● **EXERCISE REQUIREMENTS**: Do not repeat pictures. Repeat exactly the lines of the listing below from its first line through the line with "from matplotlib.transforms import".

● **RECORD EXTRACTS**:

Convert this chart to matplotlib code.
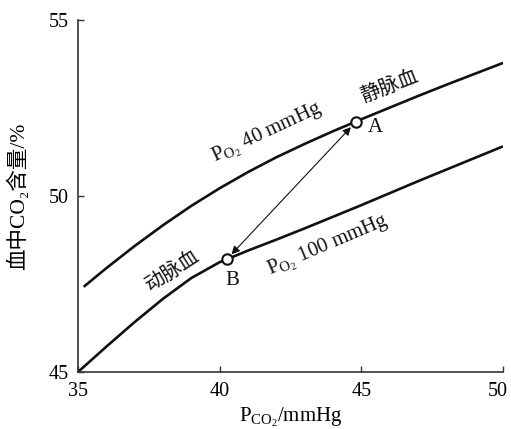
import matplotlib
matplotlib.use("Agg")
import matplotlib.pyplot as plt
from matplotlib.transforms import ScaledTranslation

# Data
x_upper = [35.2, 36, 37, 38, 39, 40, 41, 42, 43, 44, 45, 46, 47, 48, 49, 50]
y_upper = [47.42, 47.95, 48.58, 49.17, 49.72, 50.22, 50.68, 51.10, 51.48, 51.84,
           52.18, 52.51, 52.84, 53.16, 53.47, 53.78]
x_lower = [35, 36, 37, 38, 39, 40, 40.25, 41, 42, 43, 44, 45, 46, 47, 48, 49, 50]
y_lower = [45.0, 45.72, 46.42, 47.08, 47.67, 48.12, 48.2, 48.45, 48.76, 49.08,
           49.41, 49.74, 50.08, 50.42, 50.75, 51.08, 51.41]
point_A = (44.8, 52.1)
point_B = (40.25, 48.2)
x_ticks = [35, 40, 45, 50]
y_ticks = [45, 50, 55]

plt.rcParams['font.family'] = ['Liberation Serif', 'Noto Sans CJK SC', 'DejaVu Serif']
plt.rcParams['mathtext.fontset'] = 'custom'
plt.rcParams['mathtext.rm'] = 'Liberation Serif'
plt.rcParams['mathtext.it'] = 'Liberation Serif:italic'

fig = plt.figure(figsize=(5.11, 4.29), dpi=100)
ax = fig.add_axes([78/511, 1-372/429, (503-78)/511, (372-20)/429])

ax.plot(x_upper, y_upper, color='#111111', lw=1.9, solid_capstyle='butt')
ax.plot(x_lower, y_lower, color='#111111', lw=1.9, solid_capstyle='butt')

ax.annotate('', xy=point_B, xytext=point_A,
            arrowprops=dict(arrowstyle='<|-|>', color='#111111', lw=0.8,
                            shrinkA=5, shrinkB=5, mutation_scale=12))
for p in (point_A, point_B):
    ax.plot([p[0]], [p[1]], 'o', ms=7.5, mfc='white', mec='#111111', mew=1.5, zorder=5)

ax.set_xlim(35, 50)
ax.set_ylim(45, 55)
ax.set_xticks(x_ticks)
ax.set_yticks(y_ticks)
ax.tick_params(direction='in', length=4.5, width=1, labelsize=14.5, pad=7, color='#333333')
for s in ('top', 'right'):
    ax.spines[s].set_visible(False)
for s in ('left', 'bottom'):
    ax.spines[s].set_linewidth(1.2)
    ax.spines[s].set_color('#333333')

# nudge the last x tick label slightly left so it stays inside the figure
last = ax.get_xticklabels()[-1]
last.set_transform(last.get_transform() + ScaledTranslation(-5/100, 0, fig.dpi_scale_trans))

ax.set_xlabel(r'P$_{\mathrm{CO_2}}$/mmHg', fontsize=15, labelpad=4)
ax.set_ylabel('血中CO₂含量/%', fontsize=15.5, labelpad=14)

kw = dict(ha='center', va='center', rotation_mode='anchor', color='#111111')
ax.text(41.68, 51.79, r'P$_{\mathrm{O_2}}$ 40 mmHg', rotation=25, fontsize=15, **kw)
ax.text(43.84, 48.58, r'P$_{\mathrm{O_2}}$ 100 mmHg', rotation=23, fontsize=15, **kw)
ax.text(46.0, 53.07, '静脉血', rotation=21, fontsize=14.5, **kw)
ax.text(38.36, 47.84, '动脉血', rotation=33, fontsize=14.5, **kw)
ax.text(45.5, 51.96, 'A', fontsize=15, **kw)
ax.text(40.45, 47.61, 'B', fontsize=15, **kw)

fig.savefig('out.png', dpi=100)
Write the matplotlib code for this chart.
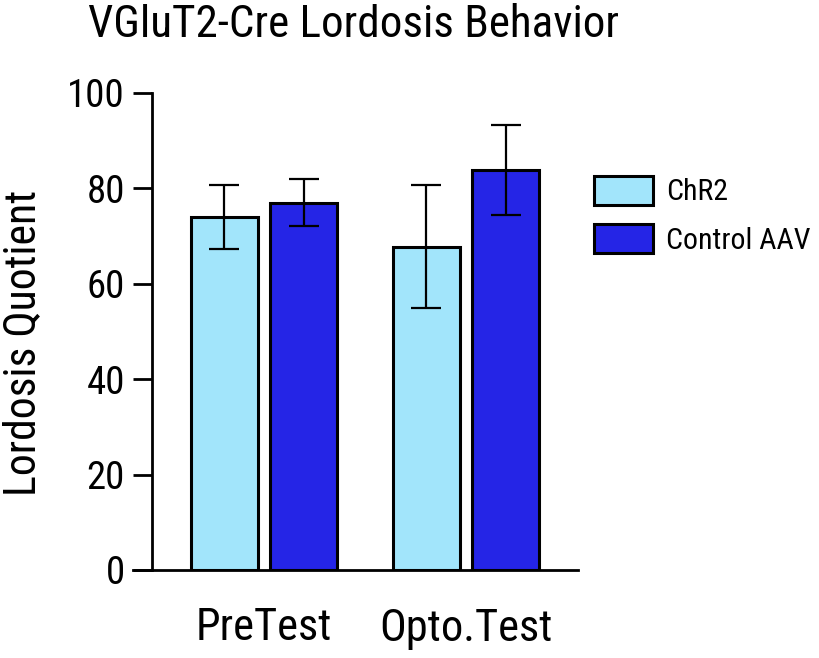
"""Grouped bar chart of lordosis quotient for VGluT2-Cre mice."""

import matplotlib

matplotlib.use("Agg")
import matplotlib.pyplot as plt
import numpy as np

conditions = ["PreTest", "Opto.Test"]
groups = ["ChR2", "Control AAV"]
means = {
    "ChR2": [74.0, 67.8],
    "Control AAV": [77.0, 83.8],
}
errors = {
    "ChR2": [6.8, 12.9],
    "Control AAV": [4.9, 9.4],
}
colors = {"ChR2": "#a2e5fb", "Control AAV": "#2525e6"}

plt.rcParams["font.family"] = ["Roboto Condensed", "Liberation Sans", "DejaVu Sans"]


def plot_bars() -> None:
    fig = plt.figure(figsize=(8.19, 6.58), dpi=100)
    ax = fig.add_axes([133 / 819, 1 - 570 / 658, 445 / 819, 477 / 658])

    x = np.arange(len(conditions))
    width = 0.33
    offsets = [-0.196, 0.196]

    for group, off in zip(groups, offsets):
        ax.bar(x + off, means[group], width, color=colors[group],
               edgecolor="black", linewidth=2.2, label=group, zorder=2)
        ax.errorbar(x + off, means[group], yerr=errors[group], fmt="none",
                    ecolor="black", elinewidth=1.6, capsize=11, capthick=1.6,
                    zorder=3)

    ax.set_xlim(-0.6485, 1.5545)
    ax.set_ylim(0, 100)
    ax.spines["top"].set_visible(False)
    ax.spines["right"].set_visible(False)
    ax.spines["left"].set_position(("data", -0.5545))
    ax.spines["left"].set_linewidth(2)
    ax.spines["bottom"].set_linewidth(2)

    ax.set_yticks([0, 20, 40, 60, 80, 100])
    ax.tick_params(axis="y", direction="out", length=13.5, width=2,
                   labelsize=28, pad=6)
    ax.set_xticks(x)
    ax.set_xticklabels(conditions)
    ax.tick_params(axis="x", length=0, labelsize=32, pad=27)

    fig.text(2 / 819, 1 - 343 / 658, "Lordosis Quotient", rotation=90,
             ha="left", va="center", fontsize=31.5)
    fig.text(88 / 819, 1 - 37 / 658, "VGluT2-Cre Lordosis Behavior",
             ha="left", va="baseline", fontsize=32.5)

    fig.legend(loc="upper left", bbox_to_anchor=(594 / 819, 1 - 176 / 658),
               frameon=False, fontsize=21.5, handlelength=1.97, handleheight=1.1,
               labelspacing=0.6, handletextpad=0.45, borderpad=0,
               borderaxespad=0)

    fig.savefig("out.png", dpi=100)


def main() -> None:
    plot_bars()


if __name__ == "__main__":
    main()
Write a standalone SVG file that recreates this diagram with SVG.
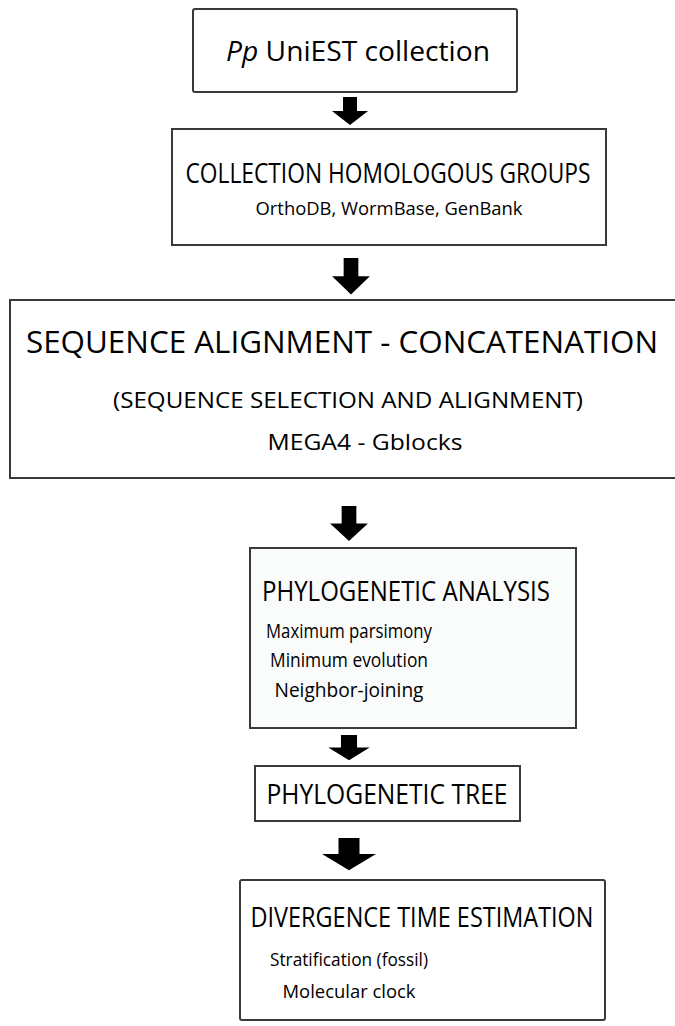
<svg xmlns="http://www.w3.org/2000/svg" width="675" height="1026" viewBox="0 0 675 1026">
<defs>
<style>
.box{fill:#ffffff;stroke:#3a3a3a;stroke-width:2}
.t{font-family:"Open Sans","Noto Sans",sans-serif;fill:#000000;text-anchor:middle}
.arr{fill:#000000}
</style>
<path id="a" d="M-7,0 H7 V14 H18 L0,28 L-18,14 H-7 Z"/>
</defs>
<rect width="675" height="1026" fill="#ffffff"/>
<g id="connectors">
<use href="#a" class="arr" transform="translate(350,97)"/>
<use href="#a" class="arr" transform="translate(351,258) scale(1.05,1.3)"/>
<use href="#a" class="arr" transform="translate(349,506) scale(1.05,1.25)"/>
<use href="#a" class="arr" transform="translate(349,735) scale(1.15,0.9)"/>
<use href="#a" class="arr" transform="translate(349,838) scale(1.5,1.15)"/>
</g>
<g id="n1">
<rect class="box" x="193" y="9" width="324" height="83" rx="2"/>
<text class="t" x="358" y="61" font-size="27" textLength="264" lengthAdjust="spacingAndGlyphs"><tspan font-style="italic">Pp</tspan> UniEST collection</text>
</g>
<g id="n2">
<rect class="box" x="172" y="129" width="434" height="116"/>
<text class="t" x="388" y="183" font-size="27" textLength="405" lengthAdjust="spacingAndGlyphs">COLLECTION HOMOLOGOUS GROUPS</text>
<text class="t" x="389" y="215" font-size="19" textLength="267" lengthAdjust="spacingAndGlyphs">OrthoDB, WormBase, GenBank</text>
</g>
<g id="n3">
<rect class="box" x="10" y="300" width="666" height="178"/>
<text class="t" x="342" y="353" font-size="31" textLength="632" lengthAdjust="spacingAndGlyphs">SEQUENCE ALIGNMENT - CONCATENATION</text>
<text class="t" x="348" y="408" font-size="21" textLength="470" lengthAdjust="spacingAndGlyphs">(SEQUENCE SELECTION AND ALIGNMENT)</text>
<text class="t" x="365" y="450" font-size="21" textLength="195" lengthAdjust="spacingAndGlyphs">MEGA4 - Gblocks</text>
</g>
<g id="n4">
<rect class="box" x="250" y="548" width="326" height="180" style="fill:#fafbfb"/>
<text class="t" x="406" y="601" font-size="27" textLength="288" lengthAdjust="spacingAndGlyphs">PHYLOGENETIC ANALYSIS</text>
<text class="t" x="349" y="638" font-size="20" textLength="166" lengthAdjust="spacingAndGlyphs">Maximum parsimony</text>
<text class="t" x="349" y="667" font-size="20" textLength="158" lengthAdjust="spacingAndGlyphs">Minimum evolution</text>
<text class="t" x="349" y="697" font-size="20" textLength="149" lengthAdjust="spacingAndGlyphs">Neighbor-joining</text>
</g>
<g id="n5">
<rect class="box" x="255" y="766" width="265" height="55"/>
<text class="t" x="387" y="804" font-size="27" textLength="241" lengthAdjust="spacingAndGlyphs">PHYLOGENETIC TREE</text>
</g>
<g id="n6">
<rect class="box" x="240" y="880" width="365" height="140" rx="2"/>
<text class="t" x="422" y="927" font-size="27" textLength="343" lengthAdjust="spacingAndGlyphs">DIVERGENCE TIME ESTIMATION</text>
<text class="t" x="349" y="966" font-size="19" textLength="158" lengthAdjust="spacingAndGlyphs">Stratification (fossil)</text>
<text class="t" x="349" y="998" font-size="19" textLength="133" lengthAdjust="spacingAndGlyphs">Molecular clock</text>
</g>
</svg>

● **PROBLEM SOLUTION**:
Convert this chart to matplotlib code.
import matplotlib
matplotlib.use("Agg")
import matplotlib.pyplot as plt
from matplotlib.transforms import ScaledTranslation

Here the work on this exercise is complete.